Wednesday, September 9, 2020

Respectfully Sheweth

Last week a committee appointed by DC Mayor Muriel Bowser reported back that the city should remove a long list of monuments and change the names of dozens of schools and other city buildings. The list of names includes the usual suspects, like John Tyler, Woodrow Wilson, and Thomas Jefferson. But they also recommended renaming the Franklin School, a landmark institution founded just after the Civil War.

Against that I must protest. There are no better Americans than Benjamin Franklin. None. As exhibit A I offer this, the first petition presented to the US Congress on the subject of slavery:

To the Senate and House of Representatives of the United States:

The Memorial of the Pennsylvania Society for Promoting the Abolition of Slavery, the Relief of Free Negroes Unlawfully Held in Bondage, and the Improvement of the Condition of the African Race.

Respectfully Sheweth,

That from a regard for the happiness of mankind an association was formed several years since in this state by a number of the citizens of various religious denominations for promoting the abolition of slavery and for the relief of those unlawfully held in bondage. A just and accurate conception of the true principles of liberty, as it spreads through the land, produced accessions to their numbers, many friends to their cause and legislative cooperation with their views, which by the blessing of Divine Providence, have been successfully directed to the relieving from bondage a large number of their fellow creatures of the African Race. They have also the satisfaction to observe, that in consequence of that spirit of philanthropy and genuine liberty which is generally diffusing its beneficial influence, similar institutions are gradually forming at home and abroad.

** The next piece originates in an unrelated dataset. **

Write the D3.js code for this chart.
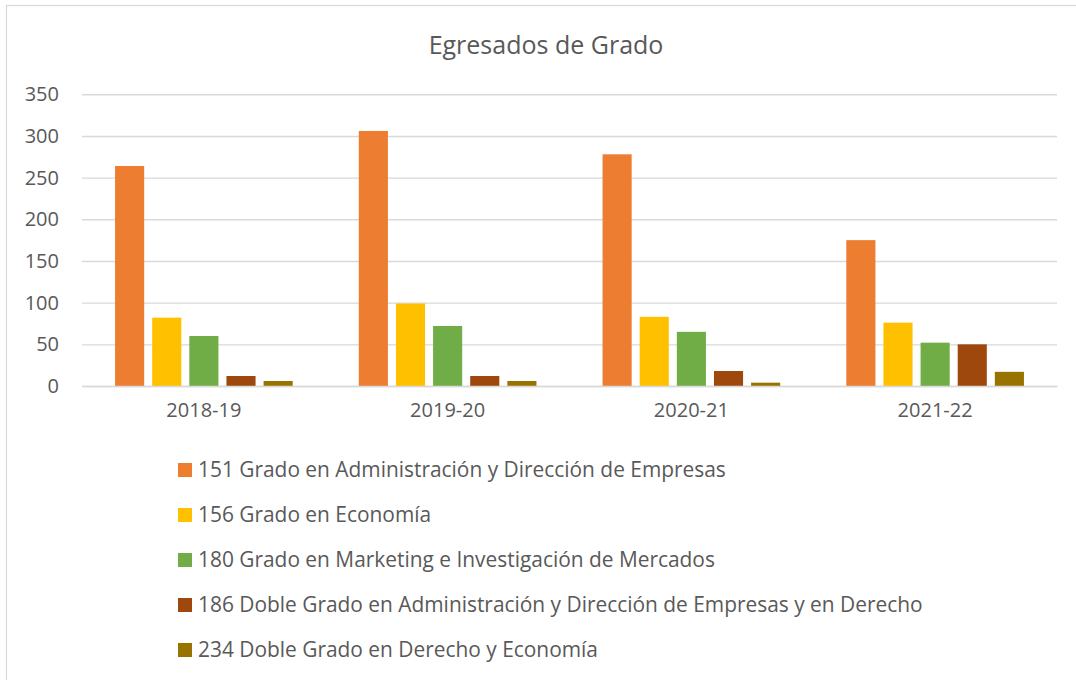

That mankind are all formed by the same almighty being, alike objects of his care and equally designed for the enjoyment of happiness, the Christian Religion teaches us to believe, and the political creed of America fully coincides with the position. Your memorialists, particularly engaged in attending to the distresses arising from slavery, believe it their indispensable duty to present this subject to your notice. They have observed with great satisfaction that many important and salutary powers are vested in you for “promoting the welfare and securing the blessings of liberty to the people of the United States”. And as they conceive, that these blessings ought rightfully to be administered, without distinction of colour, to all descriptions of people, so they indulge themselves in the pleasing expectation, that nothing, which can be done for the relief of the unhappy objects of their care, will be either omitted or delayed.

From a persuasion that equal liberty was originally the portion, and is still the birthright of all men, influenced by the strong ties of humanity and the principles of their institution, your memorialists conceive themselves bound to use all justifiable endeavours to loosen the bonds of slavery and promote a general enjoyment of the blessings of freedom. Under these impressions they earnestly entreat your serious attention to the subject of slavery that you will be pleased to countenance the restoration of liberty to those unhappy men, who alone in this land of freedom, are degraded into perpetual bondage, and who, amidst the general joy of surrounding freemen, are groaning in servile subjection, that you will devise means for removing this inconsistency from the character of the American people, that you will promote mercy and justice towards this distressed race, and that you will step to the very verge of the powers vested in your for discouraging every species of traffick in the persons of our fellow men.

B. Franklin
President of the Society
Philadelphia, Feb. 13, 1790

Of course that is just the beginning of Franklin's contributions. He was his age's most vocal defender of American Indian rights to their land and the sacred nature of treaties made with Indian nations. He was almost the last prominent man working for peace as his American and British compatriots drifted toward war; but once war was joined he threw himself in to the cause of his nation. He helped write both the Declaration of Independence and the Constitution. He was a steady advocate for democracy and against any sort of American aristocracy, unmovable in his advocacy for freedom of speech and religion. Plus his invention of the lightning rod saved untold thousands of lives. He was even funny.

If he is not good enough for us to name schools after  him, nobody can possibly be good enough. Because there just is no one better.


G. Verloren said...

On the one hand, he quite properly protested the bald eagle as the national bird, since they're lazy, thieves, bullies, and cowards.

On the other hand, I struggle to think of a more apt avian symbol for America.

Even the oft-maligned vultures are too noble a bird for the comparison, being actually quite beneficial and wrongly criticized creatures. Vultures actually work rather hard, make an honest living, and only really compete with other scavengers.

pootrsox said...

Turkey vultures are carrion eaters exclusively. Black vultures, however, are predators, eagerly seeking newly-birthed creatures both wild and domestic.

A local bison ranch lost almost every newly-narrowed piglet from all his sows to black vultures. The crew he managed to save he had to rear in his house.

It took months of effort for him to obtain a permit to shoot a limited number of them-- they are a protected species. Hanging a couple of vulture carcasses in plain sight periodically is about the only deterrent.

I know this because the rancher told me the tale.